▶ _TASK STATEMENT_: Repeat the listing in full. Nothing may be added or left out.
○ ○ ○ ○ ○ ○ ○
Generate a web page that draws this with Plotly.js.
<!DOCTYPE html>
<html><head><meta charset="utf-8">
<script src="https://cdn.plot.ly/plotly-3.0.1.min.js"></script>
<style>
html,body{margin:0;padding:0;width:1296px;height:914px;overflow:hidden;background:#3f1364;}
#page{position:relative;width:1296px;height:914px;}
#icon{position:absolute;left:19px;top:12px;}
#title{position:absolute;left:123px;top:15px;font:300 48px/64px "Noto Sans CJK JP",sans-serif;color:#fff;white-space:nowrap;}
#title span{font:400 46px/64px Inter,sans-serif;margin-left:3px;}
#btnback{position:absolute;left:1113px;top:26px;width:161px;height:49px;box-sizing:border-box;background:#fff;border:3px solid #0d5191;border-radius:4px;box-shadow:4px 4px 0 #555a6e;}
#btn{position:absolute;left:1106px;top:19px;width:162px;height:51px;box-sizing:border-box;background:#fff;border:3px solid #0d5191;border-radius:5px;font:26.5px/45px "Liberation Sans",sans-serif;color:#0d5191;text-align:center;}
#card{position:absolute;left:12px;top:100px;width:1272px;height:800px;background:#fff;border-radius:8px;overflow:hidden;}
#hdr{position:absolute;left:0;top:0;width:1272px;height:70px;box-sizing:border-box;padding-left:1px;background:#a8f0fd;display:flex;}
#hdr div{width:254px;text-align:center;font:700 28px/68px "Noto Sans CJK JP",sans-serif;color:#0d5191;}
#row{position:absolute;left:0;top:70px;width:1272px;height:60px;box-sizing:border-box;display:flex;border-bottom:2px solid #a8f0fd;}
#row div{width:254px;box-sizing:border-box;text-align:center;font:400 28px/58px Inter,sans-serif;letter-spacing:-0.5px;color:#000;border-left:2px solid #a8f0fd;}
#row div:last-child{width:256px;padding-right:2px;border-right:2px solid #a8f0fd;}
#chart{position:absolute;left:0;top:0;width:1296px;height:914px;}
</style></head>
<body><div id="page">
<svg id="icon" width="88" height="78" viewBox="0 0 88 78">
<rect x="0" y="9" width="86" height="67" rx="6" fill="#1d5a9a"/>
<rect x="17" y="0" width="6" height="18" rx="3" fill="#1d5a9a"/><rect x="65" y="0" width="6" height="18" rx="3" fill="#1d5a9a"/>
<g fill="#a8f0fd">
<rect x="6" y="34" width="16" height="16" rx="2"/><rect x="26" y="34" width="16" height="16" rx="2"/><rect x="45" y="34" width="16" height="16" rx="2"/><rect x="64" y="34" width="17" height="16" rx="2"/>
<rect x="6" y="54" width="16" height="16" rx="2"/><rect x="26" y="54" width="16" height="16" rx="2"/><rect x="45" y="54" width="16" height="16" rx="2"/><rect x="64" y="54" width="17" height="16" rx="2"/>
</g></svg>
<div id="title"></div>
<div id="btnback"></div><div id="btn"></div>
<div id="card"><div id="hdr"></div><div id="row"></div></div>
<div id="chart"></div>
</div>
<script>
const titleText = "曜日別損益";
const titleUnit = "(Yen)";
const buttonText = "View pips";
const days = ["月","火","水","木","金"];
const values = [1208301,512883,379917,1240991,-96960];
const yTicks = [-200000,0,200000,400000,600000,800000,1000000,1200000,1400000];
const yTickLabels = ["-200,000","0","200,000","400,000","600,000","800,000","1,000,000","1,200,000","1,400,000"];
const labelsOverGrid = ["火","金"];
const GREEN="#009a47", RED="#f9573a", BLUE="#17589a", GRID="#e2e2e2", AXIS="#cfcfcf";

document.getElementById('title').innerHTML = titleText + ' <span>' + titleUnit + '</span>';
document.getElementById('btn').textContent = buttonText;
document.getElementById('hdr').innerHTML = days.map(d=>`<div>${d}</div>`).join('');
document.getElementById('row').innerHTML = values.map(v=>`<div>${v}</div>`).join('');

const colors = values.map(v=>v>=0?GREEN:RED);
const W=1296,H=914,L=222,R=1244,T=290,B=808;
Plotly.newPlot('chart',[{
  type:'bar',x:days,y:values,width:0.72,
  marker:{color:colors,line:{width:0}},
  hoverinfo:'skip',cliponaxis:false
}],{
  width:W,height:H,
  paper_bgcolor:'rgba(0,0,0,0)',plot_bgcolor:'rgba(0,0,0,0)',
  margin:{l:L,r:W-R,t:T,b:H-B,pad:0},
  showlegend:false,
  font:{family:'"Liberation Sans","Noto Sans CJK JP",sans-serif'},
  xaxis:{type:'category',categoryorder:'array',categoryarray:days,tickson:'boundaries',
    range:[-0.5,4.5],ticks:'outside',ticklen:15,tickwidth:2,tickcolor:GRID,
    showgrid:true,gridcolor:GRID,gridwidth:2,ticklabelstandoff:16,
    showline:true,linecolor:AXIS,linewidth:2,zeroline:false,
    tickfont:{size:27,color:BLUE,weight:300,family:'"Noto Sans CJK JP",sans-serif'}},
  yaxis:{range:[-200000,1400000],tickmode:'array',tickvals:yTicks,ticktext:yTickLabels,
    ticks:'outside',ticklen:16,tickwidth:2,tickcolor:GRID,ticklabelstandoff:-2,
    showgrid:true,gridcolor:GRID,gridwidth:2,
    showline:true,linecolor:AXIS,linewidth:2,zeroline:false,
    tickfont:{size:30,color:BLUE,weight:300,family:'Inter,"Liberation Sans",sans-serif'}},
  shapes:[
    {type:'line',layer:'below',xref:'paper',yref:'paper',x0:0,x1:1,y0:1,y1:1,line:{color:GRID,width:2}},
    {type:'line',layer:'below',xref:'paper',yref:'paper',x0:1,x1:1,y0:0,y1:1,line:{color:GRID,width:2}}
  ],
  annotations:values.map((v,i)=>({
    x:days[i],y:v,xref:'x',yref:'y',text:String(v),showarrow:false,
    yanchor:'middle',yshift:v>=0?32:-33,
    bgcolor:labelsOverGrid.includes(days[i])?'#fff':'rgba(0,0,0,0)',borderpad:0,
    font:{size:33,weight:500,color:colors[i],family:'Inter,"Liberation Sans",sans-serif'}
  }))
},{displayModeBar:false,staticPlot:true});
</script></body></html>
○ ○ ○ ○ ○ ○ ○
▶ _EXERCISE RESULT_:
Generate a web page that draws this with Plotly.js.
<!DOCTYPE html>
<html><head><meta charset="utf-8">
<script src="https://cdn.plot.ly/plotly-3.0.1.min.js"></script>
<style>
html,body{margin:0;padding:0;width:1296px;height:914px;overflow:hidden;background:#3f1364;}
#page{position:relative;width:1296px;height:914px;}
#icon{position:absolute;left:19px;top:12px;}
#title{position:absolute;left:123px;top:15px;font:300 48px/64px "Noto Sans CJK JP",sans-serif;color:#fff;white-space:nowrap;}
#title span{font:400 46px/64px Inter,sans-serif;margin-left:3px;}
#btnback{position:absolute;left:1113px;top:26px;width:161px;height:49px;box-sizing:border-box;background:#fff;border:3px solid #0d5191;border-radius:4px;box-shadow:4px 4px 0 #555a6e;}
#btn{position:absolute;left:1106px;top:19px;width:162px;height:51px;box-sizing:border-box;background:#fff;border:3px solid #0d5191;border-radius:5px;font:26.5px/45px "Liberation Sans",sans-serif;color:#0d5191;text-align:center;}
#card{position:absolute;left:12px;top:100px;width:1272px;height:800px;background:#fff;border-radius:8px;overflow:hidden;}
#hdr{position:absolute;left:0;top:0;width:1272px;height:70px;box-sizing:border-box;padding-left:1px;background:#a8f0fd;display:flex;}
#hdr div{width:254px;text-align:center;font:700 28px/68px "Noto Sans CJK JP",sans-serif;color:#0d5191;}
#row{position:absolute;left:0;top:70px;width:1272px;height:60px;box-sizing:border-box;display:flex;border-bottom:2px solid #a8f0fd;}
#row div{width:254px;box-sizing:border-box;text-align:center;font:400 28px/58px Inter,sans-serif;letter-spacing:-0.5px;color:#000;border-left:2px solid #a8f0fd;}
#row div:last-child{width:256px;padding-right:2px;border-right:2px solid #a8f0fd;}
#chart{position:absolute;left:0;top:0;width:1296px;height:914px;}
</style></head>
<body><div id="page">
<svg id="icon" width="88" height="78" viewBox="0 0 88 78">
<rect x="0" y="9" width="86" height="67" rx="6" fill="#1d5a9a"/>
<rect x="17" y="0" width="6" height="18" rx="3" fill="#1d5a9a"/><rect x="65" y="0" width="6" height="18" rx="3" fill="#1d5a9a"/>
<g fill="#a8f0fd">
<rect x="6" y="34" width="16" height="16" rx="2"/><rect x="26" y="34" width="16" height="16" rx="2"/><rect x="45" y="34" width="16" height="16" rx="2"/><rect x="64" y="34" width="17" height="16" rx="2"/>
<rect x="6" y="54" width="16" height="16" rx="2"/><rect x="26" y="54" width="16" height="16" rx="2"/><rect x="45" y="54" width="16" height="16" rx="2"/><rect x="64" y="54" width="17" height="16" rx="2"/>
</g></svg>
<div id="title"></div>
<div id="btnback"></div><div id="btn"></div>
<div id="card"><div id="hdr"></div><div id="row"></div></div>
<div id="chart"></div>
</div>
<script>
const titleText = "曜日別損益";
const titleUnit = "(Yen)";
const buttonText = "View pips";
const days = ["月","火","水","木","金"];
const values = [1208301,512883,379917,1240991,-96960];
const yTicks = [-200000,0,200000,400000,600000,800000,1000000,1200000,1400000];
const yTickLabels = ["-200,000","0","200,000","400,000","600,000","800,000","1,000,000","1,200,000","1,400,000"];
const labelsOverGrid = ["火","金"];
const GREEN="#009a47", RED="#f9573a", BLUE="#17589a", GRID="#e2e2e2", AXIS="#cfcfcf";

document.getElementById('title').innerHTML = titleText + ' <span>' + titleUnit + '</span>';
document.getElementById('btn').textContent = buttonText;
document.getElementById('hdr').innerHTML = days.map(d=>`<div>${d}</div>`).join('');
document.getElementById('row').innerHTML = values.map(v=>`<div>${v}</div>`).join('');

const colors = values.map(v=>v>=0?GREEN:RED);
const W=1296,H=914,L=222,R=1244,T=290,B=808;
Plotly.newPlot('chart',[{
  type:'bar',x:days,y:values,width:0.72,
  marker:{color:colors,line:{width:0}},
  hoverinfo:'skip',cliponaxis:false
}],{
  width:W,height:H,
  paper_bgcolor:'rgba(0,0,0,0)',plot_bgcolor:'rgba(0,0,0,0)',
  margin:{l:L,r:W-R,t:T,b:H-B,pad:0},
  showlegend:false,
  font:{family:'"Liberation Sans","Noto Sans CJK JP",sans-serif'},
  xaxis:{type:'category',categoryorder:'array',categoryarray:days,tickson:'boundaries',
    range:[-0.5,4.5],ticks:'outside',ticklen:15,tickwidth:2,tickcolor:GRID,
    showgrid:true,gridcolor:GRID,gridwidth:2,ticklabelstandoff:16,
    showline:true,linecolor:AXIS,linewidth:2,zeroline:false,
    tickfont:{size:27,color:BLUE,weight:300,family:'"Noto Sans CJK JP",sans-serif'}},
  yaxis:{range:[-200000,1400000],tickmode:'array',tickvals:yTicks,ticktext:yTickLabels,
    ticks:'outside',ticklen:16,tickwidth:2,tickcolor:GRID,ticklabelstandoff:-2,
    showgrid:true,gridcolor:GRID,gridwidth:2,
    showline:true,linecolor:AXIS,linewidth:2,zeroline:false,
    tickfont:{size:30,color:BLUE,weight:300,family:'Inter,"Liberation Sans",sans-serif'}},
  shapes:[
    {type:'line',layer:'below',xref:'paper',yref:'paper',x0:0,x1:1,y0:1,y1:1,line:{color:GRID,width:2}},
    {type:'line',layer:'below',xref:'paper',yref:'paper',x0:1,x1:1,y0:0,y1:1,line:{color:GRID,width:2}}
  ],
  annotations:values.map((v,i)=>({
    x:days[i],y:v,xref:'x',yref:'y',text:String(v),showarrow:false,
    yanchor:'middle',yshift:v>=0?32:-33,
    bgcolor:labelsOverGrid.includes(days[i])?'#fff':'rgba(0,0,0,0)',borderpad:0,
    font:{size:33,weight:500,color:colors[i],family:'Inter,"Liberation Sans",sans-serif'}
  }))
},{displayModeBar:false,staticPlot:true});
</script></body></html>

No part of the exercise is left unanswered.